Sentia-se um leve sotaque na fala daquele jovem que, logo no início do espectáculo, rompia no palco da Cerca de São Bernardo. Dizia palavras de cancioneiro, daquelas em que um povo se identifica no que diz – brados do dia-a-dia, curtos nadas que são sinais de modos de ser, de modos de viver. A trama, entre palavras, danças e cantigas, viria a ser uma renovada aventura de palco em que o grupo que ali se apresentava ao público – o GEFAC – se identificava no que faz.
“Eu já não sei bem como e quando entrei no GEFAC. Sei que entrei depois de o GEFAC me ter encontrado na Feira da Criatividade, no início do ano lectivo. Vi de longe o cartaz de um grupo de etnografia e folclore. Associei-o logo, graças aos meus preconceitos com o folclorismo, à preservação de algo que já não existe. Acabei por falar com dois elementos do grupo e a conversa (e hoje posso dizer os ensaios que se seguiram) foram desmistificando as ideias que outrora construí. Apercebi-me desta minha envolvência no GEFAC no momento em que comecei a partilhar esta experiência com aqueles que não a viviam.
Estava metido num grande sarilho! Fui-me dando de conta de que, ao fim ao cabo, o GEFAC me conseguiu integrar em Coimbra, e que aos poucos se foi tornando muito importante para mim. A etnografia e o folclore foram-se juntando à amizade e ao bom ambiente, que foi a principal razão para entrar no grupo”.
Este é o depoimento de Juš, vertido num livro que recolhe depoimentos e passos da vida do Grupo de Etnografia e Folclore da Academia de Coimbra, o tal moço que pisava o palco em nome do povo de quem aprendeu danças e cantigas, lendas e dizeres.
As palavras do jovem nascido e criado na Eslovénia são de partilha de condição, mas são mais – são a prova de que a integração numa comunidade pelo lado da experiência estética, da partilha cultural, acaba por ser o principal mecanismo de construção de mundo. Não é coisa que eu desconheça. Posto em Moscovo nos anos de 1980, tenho por memória inicial de integração, num espaço-longe-de-mim, a participação num “kapustnik” da escola onde viria a estudar – uma celebração festiva estudantil em que a sátira encenada era, ao mesmo tempo, olhar crítico sobre a realidade e integração naquela comunidade. O estrangeiro (eu) que ali “gozou” com as asperezas daquela terra, viria a considerá-la sua pelo resto dos dias que lhe venham a caber.

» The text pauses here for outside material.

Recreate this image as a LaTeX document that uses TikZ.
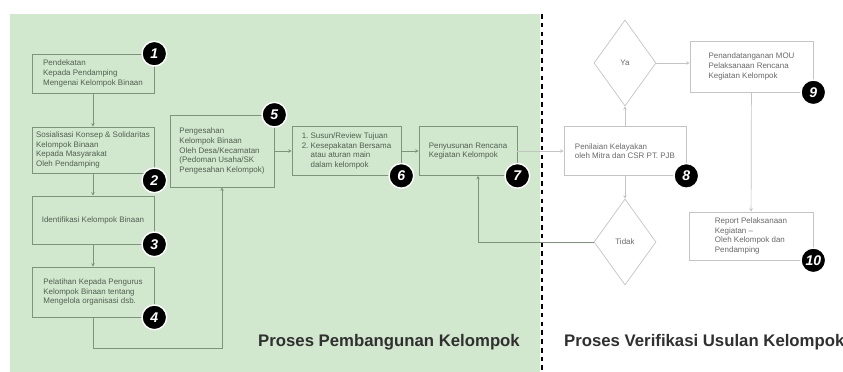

No dia em que Juš contar aos seus netos a aventura da “integração” na Academia de Coimbra, nada saberá dizer sobre ajuntamentos de jovens ajoelhados repetindo patéticas declarações de obediência. Nem recordará o arremesso de um carrinho de supermercado ao Mondego enquanto ponto alto de uma irreverência balofa curada nas urgências dos HUC e nada mais. E nem por isso Juš terá dispensado os desvarios da festa, o provável exagero etílico nas noites de cumplicidade juvenil, o vaguear nesta cidade amável em que a Praça da República é o ponto de encontro natural – praça de convergência da gente em que as velhas urbes se afirmavam lugar comunitário.

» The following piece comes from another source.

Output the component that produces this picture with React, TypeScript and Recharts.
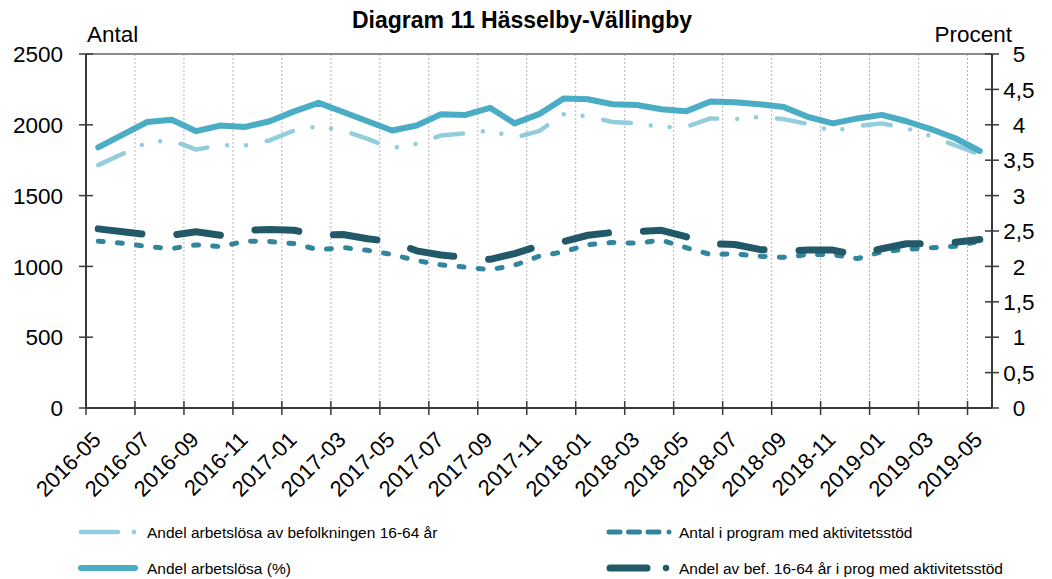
import React from "react";
import { LineChart, Line, XAxis, YAxis, CartesianGrid, ReferenceLine } from "recharts";

const months = [
  "2016-05", "2016-06", "2016-07", "2016-08", "2016-09", "2016-10", "2016-11", "2016-12",
  "2017-01", "2017-02", "2017-03", "2017-04", "2017-05", "2017-06", "2017-07", "2017-08",
  "2017-09", "2017-10", "2017-11", "2017-12", "2018-01", "2018-02", "2018-03", "2018-04",
  "2018-05", "2018-06", "2018-07", "2018-08", "2018-09", "2018-10", "2018-11", "2018-12",
  "2019-01", "2019-02", "2019-03", "2019-04", "2019-05",
];

// Andel arbetslösa av befolkningen 16-64 år (procent, höger axel)
const andelBefolkning = [
  3.43, 3.59, 3.75, 3.78, 3.65, 3.71, 3.71, 3.78, 3.92, 3.98, 3.92, 3.8, 3.67, 3.73, 3.85, 3.88,
  3.92, 3.82, 3.91, 4.15, 4.12, 4.04, 4.02, 3.97, 3.97, 4.09, 4.08, 4.11, 4.08, 4.01, 3.91, 3.98,
  4.02, 3.95, 3.84, 3.71, 3.58,
];

// Andel arbetslösa (%) (höger axel)
const andelArbetslosa = [
  3.68, 3.86, 4.04, 4.07, 3.91, 3.99, 3.97, 4.05, 4.19, 4.31, 4.18, 4.05, 3.92, 3.99, 4.15, 4.14,
  4.24, 4.02, 4.15, 4.37, 4.36, 4.29, 4.28, 4.22, 4.19, 4.33, 4.32, 4.29, 4.25, 4.11, 4.02, 4.09,
  4.14, 4.05, 3.94, 3.81, 3.63,
];

// Antal i program med aktivitetsstöd (vänster axel)
const antalProgram = [
  1178, 1164, 1140, 1126, 1152, 1140, 1178, 1176, 1161, 1117, 1133, 1114, 1084, 1041, 1011, 994,
  977, 1008, 1072, 1103, 1154, 1169, 1164, 1185, 1133, 1084, 1089, 1072, 1064, 1084, 1084, 1055,
  1103, 1121, 1131, 1142, 1178,
];

// Andel av bef. 16-64 år i prog med aktivitetsstöd (höger axel)
const andelProgram = [
  2.53, 2.49, 2.45, 2.44, 2.49, 2.44, 2.51, 2.52, 2.51, 2.44, 2.45, 2.39, 2.35, 2.22, 2.16, 2.13,
  2.1, 2.18, 2.29, 2.35, 2.44, 2.48, 2.49, 2.51, 2.42, 2.32, 2.31, 2.24, 2.22, 2.23, 2.23, 2.16,
  2.25, 2.32, 2.32, 2.34, 2.38,
];

const leftTicks = [0, 500, 1000, 1500, 2000, 2500];
const rightTicks = [0, 0.5, 1, 1.5, 2, 2.5, 3, 3.5, 4, 4.5, 5];

const FONT = "'Liberation Sans', Arial, sans-serif";
const AXIS_COLOR = "#3a3a3a";
const PLOT_WIDTH = 906;
const HALF_BAND = PLOT_WIDTH / months.length / 2;

const data = months.map((m, i) => ({
  month: m,
  bef: andelBefolkning[i],
  arb: andelArbetslosa[i],
  antal: antalProgram[i],
  prog: andelProgram[i],
}));

const XTick = ({ x, y, payload }: any) => {
  const bx = x - HALF_BAND;
  return (
    <g>
      <line x1={bx} x2={bx} y1={y - 7} y2={y + 7} stroke={AXIS_COLOR} strokeWidth={1.5} />
      <text
        x={x + 4}
        y={y + 33}
        textAnchor="end"
        fontSize={22}
        fontFamily={FONT}
        fill="#000"
        transform={`rotate(-45 ${x + 4} ${y + 33})`}
      >
        {payload.value}
      </text>
    </g>
  );
};

const LeftTick = ({ x, y, payload }: any) => (
  <g>
    <line x1={x - 7} x2={x + 7} y1={y} y2={y} stroke={AXIS_COLOR} strokeWidth={1.5} />
    <text x={x - 23} y={y} dy="0.36em" textAnchor="end" fontSize={22.5} fontFamily={FONT} fill="#000">
      {payload.value}
    </text>
  </g>
);

const RightTick = ({ x, y, payload }: any) => (
  <g>
    <line x1={x - 7} x2={x + 7} y1={y} y2={y} stroke={AXIS_COLOR} strokeWidth={1.5} />
    <text x={x + 27} y={y} dy="0.36em" textAnchor="middle" fontSize={22.5} fontFamily={FONT} fill="#000">
      {String(payload.value).replace(".", ",")}
    </text>
  </g>
);

export default function App() {
  return (
    <div style={{ position: "absolute", left: 0, top: 0, width: 1052, height: 579, background: "#fff" }}>
      <LineChart
        width={1052}
        height={579}
        data={data}
        margin={{ top: 54, right: 0, bottom: 0, left: 0 }}
      >
        <CartesianGrid
          horizontal={false}
          stroke="#b5b5b5"
          strokeDasharray="2 2"
          verticalCoordinatesGenerator={({ offset }: any) =>
            Array.from({ length: 18 }, (_, n) => offset.left + (offset.width * 2 * (n + 1)) / months.length)
          }
        />
        <XAxis
          dataKey="month"
          interval={1}
          height={171}
          padding={{ left: HALF_BAND, right: HALF_BAND }}
          tickSize={0}
          tickMargin={0}
          tickLine={false}
          axisLine={{ stroke: AXIS_COLOR, strokeWidth: 2 }}
          tick={<XTick />}
        />
        <YAxis
          yAxisId="left"
          width={86}
          domain={[0, 2500]}
          ticks={leftTicks}
          interval={0}
          tickSize={0}
          tickMargin={0}
          tickLine={false}
          axisLine={{ stroke: AXIS_COLOR, strokeWidth: 2 }}
          tick={<LeftTick />}
        />
        <YAxis
          yAxisId="right"
          orientation="right"
          width={60}
          domain={[0, 5]}
          ticks={rightTicks}
          interval={0}
          tickSize={0}
          tickMargin={0}
          tickLine={false}
          axisLine={{ stroke: AXIS_COLOR, strokeWidth: 2 }}
          tick={<RightTick />}
        />
        <ReferenceLine yAxisId="left" y={2500} stroke="#8c8c8c" strokeWidth={2} />
        <Line
          yAxisId="left"
          dataKey="antal"
          type="linear"
          stroke="#31859c"
          strokeWidth={5}
          strokeDasharray="5 14.2"
          strokeLinecap="round"
          strokeLinejoin="round"
          dot={false}
          activeDot={false}
          isAnimationActive={false}
        />
        <Line
          yAxisId="right"
          dataKey="bef"
          type="linear"
          stroke="#93cddd"
          strokeWidth={4.5}
          strokeDasharray="28 20 0 19 0 21"
          strokeLinecap="round"
          strokeLinejoin="round"
          dot={false}
          activeDot={false}
          isAnimationActive={false}
        />
        <Line
          yAxisId="right"
          dataKey="arb"
          type="linear"
          stroke="#4bacc6"
          strokeWidth={6}
          strokeLinecap="round"
          strokeLinejoin="round"
          dot={false}
          activeDot={false}
          isAnimationActive={false}
        />
        <Line
          yAxisId="right"
          dataKey="prog"
          type="linear"
          stroke="#215968"
          strokeWidth={7}
          strokeDasharray="44 35"
          strokeLinecap="round"
          strokeLinejoin="round"
          dot={false}
          activeDot={false}
          isAnimationActive={false}
        />
      </LineChart>
      <svg
        width={1052}
        height={579}
        style={{ position: "absolute", left: 0, top: 0, pointerEvents: "none" }}
        fontFamily={FONT}
      >
        <text x={522} y={28} textAnchor="middle" fontSize={23} fontWeight="bold" fill="#000">
          Diagram 11 Hässelby-Vällingby
        </text>
        <text x={87} y={42} fontSize={22.5} fill="#000">Antal</text>
        <text x={1012} y={42} textAnchor="end" fontSize={22.5} fill="#000">Procent</text>

        {/* legend */}
        <line x1={81} x2={118} y1={532} y2={532} stroke="#93cddd" strokeWidth={4.5} strokeLinecap="round" />
        <circle cx={134} cy={532} r={2.3} fill="#93cddd" />
        <text x={147} y={537.5} fontSize={15.5} fill="#000">Andel arbetslösa av befolkningen 16-64 år</text>

        <line x1={81} x2={135} y1={568} y2={568} stroke="#4bacc6" strokeWidth={6} strokeLinecap="round" />
        <text x={147} y={573.5} fontSize={15.5} fill="#000">Andel arbetslösa (%)</text>

        <line x1={609} x2={660} y1={532} y2={532} stroke="#31859c" strokeWidth={5} strokeLinecap="round" strokeDasharray="11 8.5" />
        <circle cx={669} cy={532} r={2.5} fill="#31859c" />
        <text x={679} y={537.5} fontSize={15.5} fill="#000">Antal i program med aktivitetsstöd</text>

        <line x1={610} x2={647} y1={568} y2={568} stroke="#215968" strokeWidth={7} strokeLinecap="round" />
        <circle cx={666} cy={568} r={3.2} fill="#215968" />
        <text x={679} y={573.5} fontSize={15.5} fill="#000">Andel av bef. 16-64 år i prog med aktivitetsstöd</text>
      </svg>
    </div>
  );
}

O lugar de humanidade por que Coimbra responde deve muito GEFAC – perdoai a imodéstia. Mas há qualquer coisa de metáfora universalista num colectivo em que uma identidade nacional se constrói pelos olhares, os sotaques, os modos de pisar uma Chula por quem aqui não nasceu nem cresceu, mas é chamado a somar à “tradição” o ponto que lhe acrescenta quem, conquistado, conta o conto. Diz o Juš: “O GEFAC fez com que eu repensasse e redefinisse os significados que a tradição tem para mim. Ao encontrar o GEFAC, passei a ter contacto com as tradições portuguesas e, ironicamente, passei a conhecê-las mais do que às tradições do meu país. Ao fim ao cabo, sinto que este país estrangeiro se vai tornando cada vez mais conhecido. E meu”.
Nestes dias em que o GEFAC celebra aniversário, o “Pingacho” canta-se (e dança-se) em Portugal, Espanha, França, Itália, Bélgica, Alemanha, Polónia, Eslovénia, Turquia, Grécia, Irão, Brasil, Argentina, Japão, República Checa, Reino Unido e noutros lados da Terra. O desafio, afinal, não é “dar novos mundos ao mundo”. É saber acolher na velha dança mirandesa os sotaques que a queiram bailar.